At the beginning of this year, Saad Hariri enjoyed relative anonymity as a business tycoon running his family's hugely-successful empire.
Saad Hariri acknowledges he has a tough job ahead
But everything changed when a massive car bomb killed his father Rafik, the former Prime Minister, in Beirut on 14 February.
The 35-year-old, with no previous political experience, was suddenly propelled into the spotlight as his father's successor.
He admits it was not a job he wanted at first. "Then we decided that what my father wanted to achieve had not been achieved," he said in an interview with Newsweek magazine earlier this month.
Now his Future Current movement, the main anti-Syrian alliance, looks set to have won the election - which puts him in a position to take up the job of prime minister.
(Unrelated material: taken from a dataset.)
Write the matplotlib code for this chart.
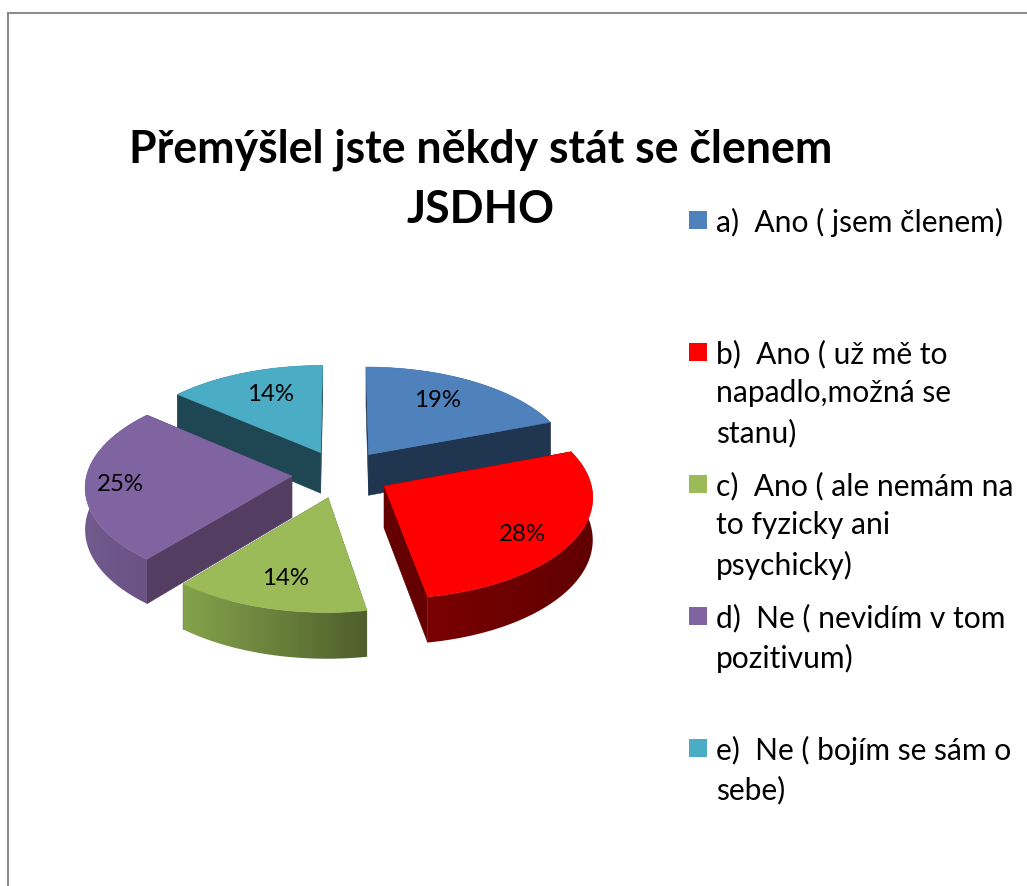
import matplotlib.pyplot as plt
import numpy as np
from matplotlib.colors import LinearSegmentedColormap
from matplotlib.patches import Polygon

plt.rcParams['font.family'] = ['Lato', 'DejaVu Sans']

title_lines = ["Přemýšlel jste někdy stát se členem", "JSDHO"]
categories = [
    "a)  Ano ( jsem členem)",
    "b)  Ano ( už mě to\nnapadlo,možná se\nstanu)",
    "c)  Ano ( ale nemám na\nto fyzicky ani\npsychicky)",
    "d)  Ne ( nevidím v tom\npozitivum)",
    "e)  Ne ( bojím se sám o\nsebe)",
]
values = [19.4, 27.8, 13.9, 25.0, 13.9]

top_colors = ['#4F81BD', '#FF0000', '#9BBB59', '#8064A2', '#4BACC6']
face_colors = ['#203550', '#640000', '#4F5F2C', '#533E62', '#1F4653']
rim_left = ['#203550', '#7A0000', '#84A34C', '#715A8E', '#1F4653']
rim_right = ['#203550', '#600000', '#4F5F2C', '#6A5284', '#1F4653']

# label positions in pixels (x, y) of the reference
label_x = [438, 522, 286, 120, 271]
label_y = [401, 535, 579, 485, 395]

# pie geometry in pixels
CX, CY = 341, 475
RX, RY = 205, 100.7
PERSP = 0.094
EXPLODE = 0.24
DEPTH = 41.5

# painter order: teal, blue, green, purple, red
wedge_order = [3, 6, 4, 5, 2]


def project(u, v, drop=0.0):
    """Plane coordinates of the pie -> pixels, with a bit of perspective."""
    scale = 1 - PERSP * v
    return CX + RX * u * scale, CY - RY * v * scale + drop * scale


def draw_wedge(ax, start, end, idx):
    z = wedge_order[idx]
    mid = (start + end) / 2
    off_u = EXPLODE * np.sin(mid)
    off_v = EXPLODE * np.cos(mid)

    th = np.linspace(start, end, 90)
    rim_u = off_u + np.sin(th)
    rim_v = off_v + np.cos(th)
    top_x, top_y = project(rim_u, rim_v)
    low_x, low_y = project(rim_u, rim_v, DEPTH)
    apex_x, apex_y = project(off_u, off_v)
    apex_lx, apex_ly = project(off_u, off_v, DEPTH)

    # cut faces
    for k in (0, -1):
        ax.fill([apex_x, top_x[k], low_x[k], apex_lx], [apex_y, top_y[k], low_y[k], apex_ly],
                color=face_colors[idx], lw=0.4, zorder=z)

    # outer rim, horizontal gradient clipped to the rim outline
    rim_xy = np.c_[np.r_[top_x, low_x[::-1]], np.r_[top_y, low_y[::-1]]]
    rim_patch = Polygon(rim_xy, closed=True, facecolor='none', edgecolor='none',
                        transform=ax.transData)
    ax.add_patch(rim_patch)
    cmap = LinearSegmentedColormap.from_list('rim', [rim_left[idx], rim_right[idx]])
    grad = np.linspace(0, 1, 256).reshape(1, -1)
    img = ax.imshow(grad, cmap=cmap, aspect='auto', zorder=z, interpolation='bilinear',
                    extent=[top_x.min(), top_x.max(), low_y.max(), top_y.min()])
    img.set_clip_path(rim_patch)

    # top surface
    ax.fill(np.r_[apex_x, top_x], np.r_[apex_y, top_y], color=top_colors[idx], lw=0.4, zorder=z)


fig = plt.figure(figsize=(10.27, 8.87), dpi=100)
ax = fig.add_axes([0, 0, 1, 1])

# gray frame of the picture, open at right and bottom
ax.plot([7.5, 7.5, 1027], [887, 13.5, 13.5], color='#8C8C8C', lw=1.5, solid_joinstyle='miter')

edges = np.r_[0, np.cumsum(values)] / sum(values) * 2 * np.pi
for i in range(len(values)):
    draw_wedge(ax, edges[i], edges[i + 1], i)

for i, v in enumerate(values):
    ax.text(label_x[i], label_y[i], f"{v:.0f}%", fontsize=17.3, color='black', ha='center',
            va='center', zorder=10)

# title lines as separate texts, so the block does not run into the legend
for i, line in enumerate(title_lines):
    ax.text(481, 150 + i * 60, line, fontsize=32.1, fontweight='bold', color='black',
            ha='center', va='center')

# legend
for i, name in enumerate(categories):
    y = 222 + i * 132
    ax.fill([689, 707, 707, 689], [y - 10, y - 10, y + 8, y + 8], color=top_colors[i], lw=0)
    ax.text(716, y - 14, name, fontsize=21.6, color='black', ha='left', va='top', linespacing=1.47)

ax.set_xlim(0, 1027)
ax.set_ylim(887, 0)
ax.axis('off')

fig.savefig('out.png', dpi=100)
He told Newsweek that if elected he wanted to end corruption and boost the economy, as well as free Lebanon from the influence of Syria.
"We have to understand that we come out of 30 years of not making decisions by ourselves, of having a country telling us what to do," he said.
Inexperience 'an advantage'
But he acknowledges he has an uphill task as a newcomer to politics.
"I think I am merely a symbol for now," he told the AFP news agency. "I need to work hard in the coming four years to ... fill a little bit my father's shoes."
Rafik Hariri was an influential figure in Lebanese politics
Saad Hariri, married with two young children, is a business graduate from Georgetown University in Washington.
He took over the family business at just 26 and headed his father's Saudi-based construction firm, Saudi Oger - one of the Middle East's largest firms with a turnover of more than $2bn and a 35,000-strong workforce.
He also managed the Hariri empire's other interests, which include banking, real estate and media. His own real estate firm is said to be worth around $145m.
Lebanon's Daily Star says Saad Hariri's inexperience "in walking the crooked paths of the Lebanese political environment" may work to his advantage.
"Because of his lack of exposure to the corrupt reality of the Lebanese state, he has the means to resist negative aspects of governance that are so prevalent here," the newspaper wrote in early May.